The 13 compositions of the Catalogue are very different from each other, in length, form and intent. L’alouette lulu is a kind of antiphonal poem. La chouette hulotte boldly maps out territory for experimentation – a rhythmic study at the start, by the end a study in timbre. Le chocard des alpes and Le buse variable are mostly articulated by shouts, where we are close to noise; the French landscape is very present and raw. The material is often raw and dissonant, but Messiaen often uses what are traditionally blocks of dissonance to create consonance. There are pieces full of melody – Le loriot or La bouscarle – and songs rich in timbre but not saturated with colour like La merle de roche.

The Catalogue begins and ends with movements that are severe in nature and forbidding in mood. Messiaen liked to convey the impression that he composed music in isolation from the world around him, inspired first and foremost by God and by the birds whom he called God’s musicians.
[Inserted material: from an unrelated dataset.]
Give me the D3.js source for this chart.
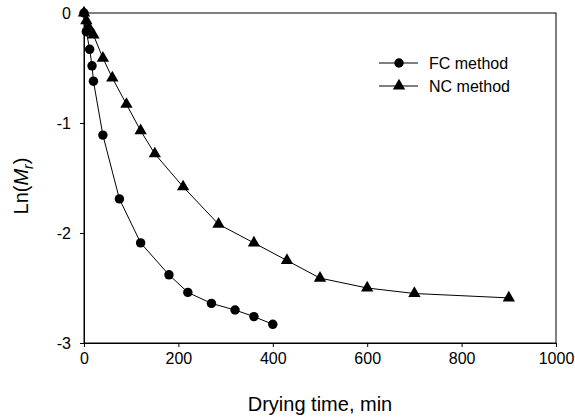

But the period of the 1950s which saw the composition of the Catalogue was one of intense turbulence and tragedy for him, and it inevitably marked his music.

The Italian pianist Ciro Longobardi has made a specialty of 20th- and 21st-century music. He won a major piano prize at the crucible of European modernism in music, Darmstadt – only the second Italian pianist to do so – and he has given Italian premieres of significant works by the likes of Ives, Kurtág and Xenakis. With both an assured technique and a sympathetic grasp of the idioms of the great music of our own time, he is well placed to make an outstanding contribution to the rich history of the Catalogue d’Oiseaux on record.